‘Och me!’ cried Ailie, and let go of Polly at once. Granny must have her medicine, even though it meant that Ailie would never hold Polly in her arms again.

Fortunately the bottle was not broken. And by the time Ailie had picked it up, one of the ladies, the taller one, who later proved to be Grandmother King, had stepped forward and taken Polly Perkins out of the hands of Anne Marie and of her little granddaughter, Patty King.

‘Let me see the doll, children,’ said Grandmother quietly. ‘I can tell in a moment, Patty, whether it is your Polly Perkins or not, for I made her, you know.’

Of course it was Patty’s Polly Perkins. It took only a glance to tell Grandmother so. But once that point was settled, Grandmother looked at the three little girls standing before her and scarcely knew what to do or say next.

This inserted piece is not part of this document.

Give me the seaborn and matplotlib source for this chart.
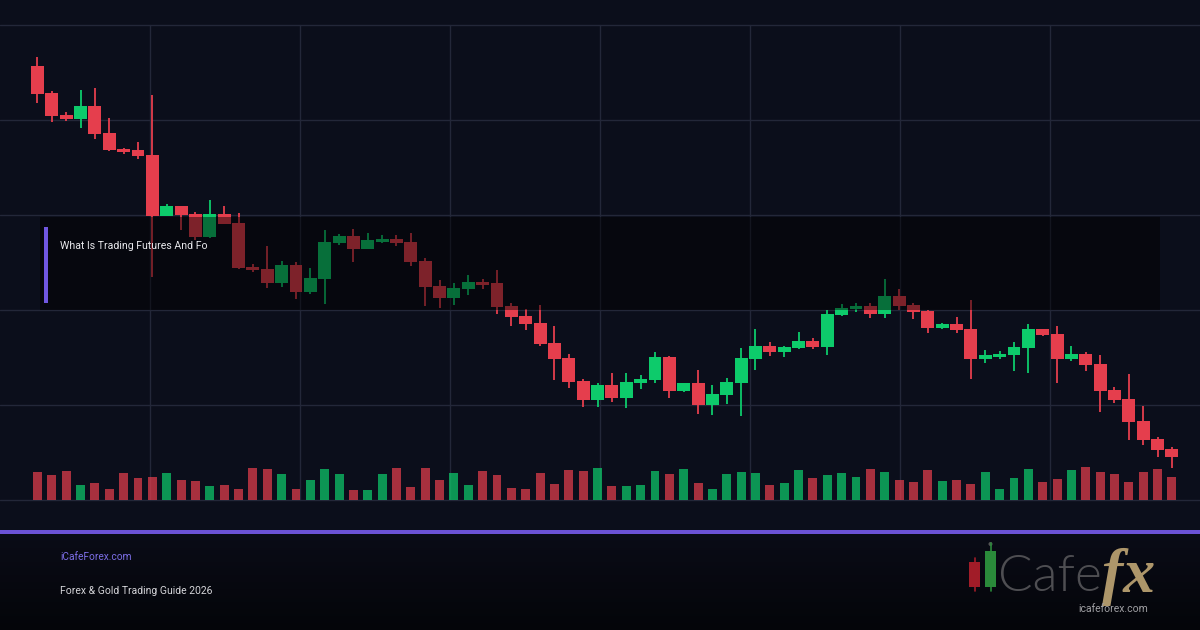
import numpy as np
import pandas as pd
import matplotlib
matplotlib.use('Agg')
import matplotlib.pyplot as plt
from matplotlib.patches import Rectangle, Circle
from matplotlib.colors import LinearSegmentedColormap
import seaborn as sns

# OHLC (one candle per session)
opens = [434, 407, 385, 381, 394, 367, 351, 350, 345, 284,
         294, 286, 263, 286, 277, 233, 231, 217, 235, 208,
         221, 257, 264, 251, 258, 261, 258, 239, 214, 202,
         211, 218, 217, 194, 184, 177, 157, 142, 119, 100,
         115, 102, 117, 120, 143, 109, 117, 95, 105, 117,
         141, 154, 148, 152, 159, 153, 185, 191, 194, 186,
         204, 195, 189, 172, 176, 171, 141, 143, 145, 152,
         171, 166, 141, 146, 136, 110, 101, 79, 61, 51]
highs = [443, 409, 388, 410, 412, 382, 352, 358, 405, 296,
         294, 288, 300, 294, 287, 236, 254, 239, 238, 232,
         270, 266, 271, 267, 265, 265, 267, 242, 220, 217,
         225, 221, 230, 197, 191, 195, 174, 146, 121, 117,
         127, 127, 125, 148, 144, 117, 130, 115, 122, 152,
         171, 158, 154, 168, 162, 190, 196, 197, 197, 221,
         211, 197, 190, 177, 183, 200, 150, 149, 158, 176,
         171, 174, 154, 148, 145, 113, 126, 94, 63, 53]
lows = [397, 378, 379, 372, 361, 349, 346, 341, 223, 284,
        270, 260, 262, 276, 231, 228, 212, 213, 201, 206,
        196, 255, 238, 251, 257, 254, 234, 194, 192, 195,
        205, 211, 186, 174, 170, 154, 120, 112, 93, 93,
        98, 92, 111, 117, 102, 108, 86, 85, 96, 84,
        130, 144, 143, 151, 151, 145, 184, 188, 182, 182,
        190, 181, 167, 171, 167, 121, 137, 141, 129, 127,
        164, 117, 139, 129, 88, 97, 60, 55, 43, 32]
closes = [406, 384, 381, 394, 366, 350, 348, 344, 284, 294,
          285, 263, 286, 276, 232, 230, 217, 235, 208, 222,
          258, 264, 251, 260, 261, 257, 238, 213, 202, 212,
          218, 215, 193, 183, 176, 156, 141, 118, 100, 115,
          102, 118, 121, 143, 109, 117, 95, 106, 118, 142,
          154, 148, 153, 159, 153, 186, 192, 194, 186, 204,
          194, 188, 172, 176, 170, 141, 145, 146, 153, 171,
          165, 141, 146, 135, 109, 100, 78, 60, 50, 43]
volumes = [28, 24.7, 28.7, 14.7, 16.7, 10.7, 26.7, 21.7, 22.7, 26.7,
           19.7, 18.7, 13.7, 14.7, 10.7, 31.7, 30.7, 25.7, 10.7, 19.7,
           30.7, 25.7, 9.7, 9.7, 25.7, 31.7, 12.7, 31.7, 19.7, 26.7,
           14.7, 28.7, 24.7, 11.7, 10.7, 26.7, 15.7, 29.7, 28.7, 31.7,
           13.7, 13.7, 14.7, 28.7, 25.7, 30.7, 16.7, 10.7, 25.7, 27.7,
           26.7, 14.7, 16.7, 29.7, 21.7, 24.7, 26.7, 22.7, 30.7, 27.7,
           19.7, 17.7, 29.7, 18.7, 19.7, 15.7, 27.7, 10.7, 21.7, 30.7,
           17.7, 20.7, 29.7, 32.7, 27.7, 25.7, 17.7, 27.7, 30.7, 22.7]

headline = 'What Is Trading Futures And Fo'
site_label = 'iCafeForex.com'
guide_label = 'Forex & Gold Trading Guide 2026'
logo_word = 'Cafe'
logo_fx = 'fx'
logo_url = 'icafeforex.com'

BG = '#0b0e1b'
GRID = '#232739'
RED = '#e53e4d'
GREEN = '#0dcb6b'
PURPLE = '#6b52d6'

df = pd.DataFrame({'open': opens, 'high': highs, 'low': lows,
                   'close': closes, 'volume': volumes})
df['idx'] = np.arange(len(df))
df['dir'] = np.where(df['close'] >= df['open'], 'up', 'down')

sns.set_theme(style='dark', rc={'figure.facecolor': BG, 'axes.facecolor': BG})
plt.rcParams['font.family'] = ['Roboto', 'DejaVu Sans']

W, H = 1200, 630
step = 14.36  # px per candle
x0 = 37.5     # px of first candle

fig = plt.figure(figsize=(12, 6.3), dpi=100)
fig.patch.set_facecolor(BG)

# background layer in pixel coordinates: grid + footer gradient
bg = fig.add_axes([0, 0, 1, 1], zorder=0)
bg.set_xlim(0, W)
bg.set_ylim(H, 0)
bg.axis('off')
for y in [25, 120, 215, 310, 405, 500]:
    bg.plot([0, W], [y, y], color=GRID, lw=1)
for x in [150, 300, 450, 600, 750, 900, 1050]:
    bg.plot([x, x], [25, 500], color=GRID, lw=1)
grad = np.linspace(0, 1, 200).reshape(-1, 1)
cmap = LinearSegmentedColormap.from_list('foot', ['#0a0c17', '#040509'])
bg.imshow(grad, extent=(0, W, H, 534), cmap=cmap, aspect='auto', origin='upper')
bg.set_xlim(0, W)
bg.set_ylim(H, 0)

# price axes
ax = fig.add_axes([0, (H - 500) / H, 1, 475 / H], zorder=1)
ax.patch.set_alpha(0)
cols = np.where(df['dir'] == 'up', GREEN, RED)
ax.vlines(df['idx'], df['low'], df['high'], colors=cols, lw=1.3)
body_low = df[['open', 'close']].min(axis=1)
body_h = (df['close'] - df['open']).abs().clip(lower=1.5)
ax.bar(df['idx'], body_h, bottom=body_low, width=0.9, color=cols, lw=0)

# volume on a twin axis
vax = ax.twinx()
sns.barplot(data=df, x='idx', y='volume', hue='dir',
            palette={'up': GREEN, 'down': RED}, native_scale=True,
            dodge=False, width=0.62, alpha=0.72, saturation=1,
            errorbar=None, legend=False, ax=vax,
            edgecolor='none', linewidth=0)
vax.set_ylim(0, 475)
ax.set_ylim(0, 475)
for a in (ax, vax):
    a.set_xlim(-x0 / step, (W - x0) / step)
    a.axis('off')

# overlay layer: headline box, footer, logo
top = fig.add_axes([0, 0, 1, 1], zorder=5)
top.patch.set_alpha(0)
top.set_xlim(0, W)
top.set_ylim(H, 0)
top.axis('off')
top.add_patch(Rectangle((40, 217), 1120, 93, color='black', alpha=0.45, lw=0))
top.add_patch(Rectangle((44, 227), 4, 76, color='#7057e0', lw=0))
top.text(60, 249, headline, color='#e8e8ec', fontsize=7.6, va='baseline')

top.add_patch(Rectangle((0, 530), W, 4, color=PURPLE, lw=0))
top.text(60, 560, site_label, color='#7c6ee6', fontsize=7.3, va='baseline')
top.text(60, 594, guide_label, color='#d4d4d8', fontsize=7.5, va='baseline')

# logo
top.plot([974.5, 974.5], [558, 591], color='#a11c28', lw=1.2)
top.add_patch(Rectangle((969, 562), 11, 25, color='#a11c28', lw=0))
top.plot([990.5, 990.5], [543, 591], color='#2a8a3a', lw=1.2)
top.add_patch(Circle((990.5, 544), 2, color='#555555', lw=0))
top.add_patch(Rectangle((985, 551), 11, 36, color='#2a8a3a', lw=0))
top.text(998, 591, logo_word, color='#4e4e52', fontsize=37, fontweight=300,
         family=['Lato', 'DejaVu Sans'], va='baseline')
top.text(1102, 592, logo_fx, color='#ad966a', fontsize=46, fontweight='bold',
         style='italic', family=['Liberation Serif', 'DejaVu Serif'], va='baseline')
top.text(1113, 612, logo_url, color='#a0a0a4', fontsize=7.5, ha='center', va='baseline')

fig.savefig('out.png', dpi=100, facecolor=BG)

For each little girl wanted Polly Perkins, oh! so badly. You could tell it only to look at them, though no one said a word.

Patty’s arms were stretched out toward Polly, and there was a look of surprise on her face as if she couldn’t understand why Grandmother didn’t give her the dolly that had been made expressly for her.

Anne Marie had clasped her red-mittened hands tightly together, her eyes were big and round, and she looked as if in one moment more she would sit right down on the sidewalk and begin to cry.

While Ailie, clutching her bottle of medicine close, pressed her lips together in a thin little line and winked her blue eyes as fast as ever she could.

‘Not that I’m thinking of crying,’ said Ailie McNabb to herself.

‘Well,’ spoke Grandmother at last, with a smile straight into the eyes of each little girl, ‘well, I have often heard of one mother with three children, but I never before knew of three mothers and only one child.’